The title of Charles Francis Saunders' regional outdoor classic is a misnomer: The Southern Sierras of California refers not to the Southern Sierra Nevada Mountains farther north in Central California, but to its lesser (elevation-wise) mountain nieces and nephews surrounding what have now, ninety-seven years removed from publication, become the greater Los Angeles / Inland Empire / and San Diego suburban megalopolis.
|The BIG SANTA ANITA HISTORICAL SOCIETY ed., 1984
Introduction by John W. Robinson
Saunders' Sierras include the following mountain ranges: The Santa Monicas above Point Mugu and Malibu; the San Gabriels (my favorite So. CA range) though now so fire gutted as to be nearly unhikable, including Mount Baldy, described aptly by Saunders as the "desert island in the sky," and it is (I've been to the top five times); the San Bernardinos, home to Big Bear and the largest population of year-round residents in any national forest in the United States, whose "Greyback" (San Gorgonio Mountain) towers over every mountain in the south half of the state (been to the top of it too!) at 11,502 feet, so high that it's the only mountain in So. CA whose snow melt forms a seasonal lake (a "tarn"); the San Jacintos south of Palm Springs; the Santa Rosas; and then the back country peaks in San Diego County, best represented around the rustic town of Julian.
That's a mouthful of mountains forming an aerial triangle-view over Southern California, stretching some two hundred miles in length. And Charles Francis Saunders, traveling on foot (sometimes horseback) wrote about every scenic nook and cranny of it, circa 1913, in The Southern Sierras of California.
Into San Andreas canyon he went (south of Palm Springs) and its hidden oasis of a waterfall framed by palms.
Up the water polished rocks and natural water slides of The Narrows in the East Fork of San Gabriel Canyon. Great place to skinny-dip, by the way, if you're still young, in the summer after a hot backpack in, in the refreshing boulder-walled swimming holes (though beware of rattlesnakes that swim!).
Along idling Malibu Creek in the heart of the Santa Monicas, trekked Saunders, the future site of several Hollywood film productions.
A harrowing journey to the top of "Greyback" during a thunderstorm -- with no place to hide -- a trip in which one member of the traveling party died:
"Suddenly there was a crash of thunder and a blinding flash. The bolt stunned the guide, and sent him plumb crazy, so I had to hold him by force to the ground for half an hour, or he would have thrown himself off the mountain. A second bolt that followed killed Wheeler instantly, ripping his clothes to shreds and leaving him almost naked. Then a third bolt struck close to me while I was struggling with Dobbs, who cried like a baby and was calling for his mother. I couldn't make him realize what had happened. Other bolts followed striking here and there on neighboring buttes, and I was with a dead man and a lunatic on my hands, and no help so far as I knew within a dozen miles, and the mountain wild with storm." - from the Higher Peaks chapter.

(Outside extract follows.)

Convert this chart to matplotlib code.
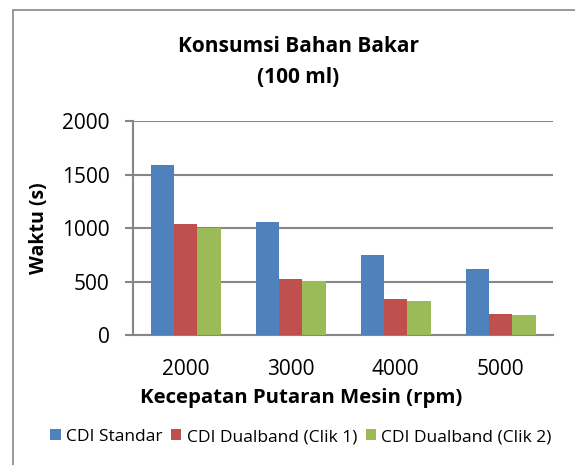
import matplotlib
matplotlib.use("Agg")
import matplotlib.pyplot as plt
import numpy as np
from matplotlib.patches import Rectangle

categories = ["2000", "3000", "4000", "5000"]
series_names = ["CDI Standar", "CDI Dualband (Clik 1)", "CDI Dualband (Clik 2)"]
cdi_standar = [1585, 1060, 752, 618]
cdi_clik1 = [1039, 527, 334, 200]
cdi_clik2 = [1001, 508, 318, 190]
colors = ["#4F81BD", "#C0504D", "#9BBB59"]
yticks = [0, 500, 1000, 1500, 2000]

plt.rcParams['font.family'] = ['Open Sans', 'DejaVu Sans']

fig = plt.figure(figsize=(5.75, 4.65), dpi=100)
W, H = 575, 465
ax = fig.add_axes([133 / W, 1 - 335 / H, (553 - 133) / W, (335 - 121) / H])

x = np.arange(len(categories))
bw = 1 / 4.5
for i, (vals, name, c) in enumerate(zip([cdi_standar, cdi_clik1, cdi_clik2], series_names, colors)):
    ax.bar(x + (i - 1) * bw, vals, width=bw, color=c, label=name, zorder=3)

ax.set_xlim(-0.5, len(categories) - 0.5)
ax.set_ylim(0, 2000)
ax.set_yticks(yticks)
ax.set_yticklabels([str(v) for v in yticks], fontsize=15)
ax.set_xticks(x)
ax.set_xticklabels(categories, fontsize=15)
ax.tick_params(axis='x', length=0, pad=17)
ax.tick_params(axis='y', length=6, color='#868686', width=1.5, pad=11)
ax.grid(axis='y', color='#868686', linewidth=1.5, zorder=0)
for s in ['top', 'right']:
    ax.spines[s].set_visible(False)
for s in ['left', 'bottom']:
    ax.spines[s].set_color('#868686')
    ax.spines[s].set_linewidth(1.5)

fig.text(298 / W, 1 - 62 / H, "Konsumsi Bahan Bakar\n(100 ml)", ha='center', va='center',
         fontsize=15, fontweight='bold', linespacing=1.6)
ax.set_ylabel("Waktu (s)", fontsize=14, fontweight='bold', labelpad=9)
fig.text(301 / W, 1 - 398 / H, "Kecepatan Putaran Mesin (rpm)", ha='center', va='center',
         fontsize=14.7, fontweight='bold')

ax.legend(loc='center', bbox_to_anchor=(301 / W, 1 - 437 / H), bbox_transform=fig.transFigure,
          ncol=3, frameon=False, fontsize=12.5, handlelength=0.6, handleheight=0.6,
          handletextpad=0.3, columnspacing=0.5)

fig.patches.append(Rectangle((13 / W, -0.1), 1.2, 1 - 10 / H + 0.1, transform=fig.transFigure,
                             fill=False, edgecolor='#868686', linewidth=1.2))

fig.savefig("out.png", dpi=100)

Saunders "vacationed" also at most of the San Gabriel Mountains long forgotten "trail resorts," -- Camp Colby, in particular, Saunders writes about, where a hot home cooked meal and a bed and good company awaited the intrepid traveler. Only one such trail resort from the "Great Hiking Era" (1890s - 1930s) so popular among weekending Los Angelenos during Saunders' day, remains in operation, Sturtevant Camp. See this link for details: http://www.sturtevantcamp.org/
Saunder's prose is a bit more flowery than his more famous contemporary, John Muir (maybe because Saunders was a botanist?), but even though he's less poetic and philosophical than Muir, he was still a fine writer. If Muir was Leo Tolstoy, then Charles Francis Saunders was Ivan Turgenev. Apples and oranges.

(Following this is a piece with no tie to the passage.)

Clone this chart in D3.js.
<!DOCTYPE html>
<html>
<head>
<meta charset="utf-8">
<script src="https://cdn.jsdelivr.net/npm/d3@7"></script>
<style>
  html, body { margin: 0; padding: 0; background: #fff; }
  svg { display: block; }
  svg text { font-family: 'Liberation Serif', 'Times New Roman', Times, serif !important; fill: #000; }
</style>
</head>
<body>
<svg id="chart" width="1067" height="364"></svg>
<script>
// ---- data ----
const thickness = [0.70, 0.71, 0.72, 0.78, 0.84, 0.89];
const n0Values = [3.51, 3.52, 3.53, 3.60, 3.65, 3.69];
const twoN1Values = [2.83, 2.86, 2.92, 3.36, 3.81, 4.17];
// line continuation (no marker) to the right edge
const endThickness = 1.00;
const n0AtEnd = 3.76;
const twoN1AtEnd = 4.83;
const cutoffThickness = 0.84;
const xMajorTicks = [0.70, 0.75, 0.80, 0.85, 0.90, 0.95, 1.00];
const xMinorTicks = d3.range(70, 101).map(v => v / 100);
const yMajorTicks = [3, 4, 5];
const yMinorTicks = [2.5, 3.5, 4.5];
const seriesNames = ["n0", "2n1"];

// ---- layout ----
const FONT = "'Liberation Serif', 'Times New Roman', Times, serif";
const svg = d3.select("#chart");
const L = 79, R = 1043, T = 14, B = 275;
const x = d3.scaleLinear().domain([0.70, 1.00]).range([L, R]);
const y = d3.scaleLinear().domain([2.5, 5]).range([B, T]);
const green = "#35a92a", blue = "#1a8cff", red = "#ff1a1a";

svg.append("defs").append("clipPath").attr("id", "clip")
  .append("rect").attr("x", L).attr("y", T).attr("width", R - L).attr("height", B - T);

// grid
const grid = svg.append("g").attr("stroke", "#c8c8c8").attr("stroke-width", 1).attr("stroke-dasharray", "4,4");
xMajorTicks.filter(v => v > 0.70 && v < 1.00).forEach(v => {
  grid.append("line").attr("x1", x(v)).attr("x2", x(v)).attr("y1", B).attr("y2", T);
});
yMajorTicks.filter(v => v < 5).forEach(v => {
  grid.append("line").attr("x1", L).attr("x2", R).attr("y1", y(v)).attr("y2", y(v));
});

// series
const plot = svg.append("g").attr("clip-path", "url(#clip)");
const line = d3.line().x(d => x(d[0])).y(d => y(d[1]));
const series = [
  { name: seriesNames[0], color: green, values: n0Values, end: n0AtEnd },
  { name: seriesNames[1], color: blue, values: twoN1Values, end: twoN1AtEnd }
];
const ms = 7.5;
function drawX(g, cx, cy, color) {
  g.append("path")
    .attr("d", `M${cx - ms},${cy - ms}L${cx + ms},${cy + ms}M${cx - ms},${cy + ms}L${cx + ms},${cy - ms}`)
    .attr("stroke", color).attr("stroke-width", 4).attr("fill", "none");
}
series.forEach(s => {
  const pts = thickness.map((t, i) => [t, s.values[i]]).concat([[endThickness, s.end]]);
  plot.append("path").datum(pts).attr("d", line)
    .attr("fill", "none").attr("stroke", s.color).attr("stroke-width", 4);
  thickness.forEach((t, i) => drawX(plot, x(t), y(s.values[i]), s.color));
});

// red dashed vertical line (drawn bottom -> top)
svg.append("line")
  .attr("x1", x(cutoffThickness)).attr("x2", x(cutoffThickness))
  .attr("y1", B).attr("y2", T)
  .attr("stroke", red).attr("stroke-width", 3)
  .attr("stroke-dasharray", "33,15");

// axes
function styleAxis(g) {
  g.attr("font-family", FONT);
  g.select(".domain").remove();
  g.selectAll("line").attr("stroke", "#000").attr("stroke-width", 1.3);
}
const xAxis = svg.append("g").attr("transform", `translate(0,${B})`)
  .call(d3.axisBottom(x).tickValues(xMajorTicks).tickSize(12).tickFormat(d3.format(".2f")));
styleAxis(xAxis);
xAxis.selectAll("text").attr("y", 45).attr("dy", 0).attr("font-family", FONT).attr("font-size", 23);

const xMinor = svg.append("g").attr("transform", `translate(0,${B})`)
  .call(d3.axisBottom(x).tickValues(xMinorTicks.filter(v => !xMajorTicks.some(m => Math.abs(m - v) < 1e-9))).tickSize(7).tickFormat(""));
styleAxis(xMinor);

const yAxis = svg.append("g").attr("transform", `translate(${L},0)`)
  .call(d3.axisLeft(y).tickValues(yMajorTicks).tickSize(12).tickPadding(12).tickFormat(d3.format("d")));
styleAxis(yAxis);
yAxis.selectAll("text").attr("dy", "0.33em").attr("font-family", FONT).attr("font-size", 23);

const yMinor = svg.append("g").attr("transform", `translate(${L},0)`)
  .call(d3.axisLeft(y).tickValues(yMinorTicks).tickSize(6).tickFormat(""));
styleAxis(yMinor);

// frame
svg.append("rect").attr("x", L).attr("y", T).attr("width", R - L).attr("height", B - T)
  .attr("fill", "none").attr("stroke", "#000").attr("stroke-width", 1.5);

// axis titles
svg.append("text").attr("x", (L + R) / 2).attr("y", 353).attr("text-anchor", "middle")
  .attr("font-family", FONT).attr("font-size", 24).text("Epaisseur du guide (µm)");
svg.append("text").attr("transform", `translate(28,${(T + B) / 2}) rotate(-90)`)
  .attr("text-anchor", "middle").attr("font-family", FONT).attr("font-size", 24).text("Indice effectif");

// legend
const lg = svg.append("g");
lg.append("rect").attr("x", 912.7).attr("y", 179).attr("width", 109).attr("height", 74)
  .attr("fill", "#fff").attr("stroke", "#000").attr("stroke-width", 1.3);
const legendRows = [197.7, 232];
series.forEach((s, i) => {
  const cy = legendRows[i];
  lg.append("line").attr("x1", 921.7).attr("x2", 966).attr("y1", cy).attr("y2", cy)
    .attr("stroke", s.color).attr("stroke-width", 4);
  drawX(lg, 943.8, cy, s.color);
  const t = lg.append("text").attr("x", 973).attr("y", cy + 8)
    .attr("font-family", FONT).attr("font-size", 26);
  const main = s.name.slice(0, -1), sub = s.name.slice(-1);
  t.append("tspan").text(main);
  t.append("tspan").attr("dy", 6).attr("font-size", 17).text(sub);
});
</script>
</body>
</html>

If you're a hiking addict (as I once was) living in Southern California as I've lived here since I was a kid, how fascinating is it walking the same trails Saunders walked (and John Muir too) observing, based on his vibrant descriptions of the scenery, how little has changed in the undeveloped swaths of wilderness over a century. And it's just plain fun, also, exploring the stone block ruins and foundations of "trail resorts" from a bygone, almost forgotten era in Southern California History, in which Saunders, now a relatively unknown figure, overshadowed by outdoorsmen more famous than he, once slept and unwound from a long day on the trail. Days when the mountains around Los Angeles were as wild and isolated as the Alaskan wilderness.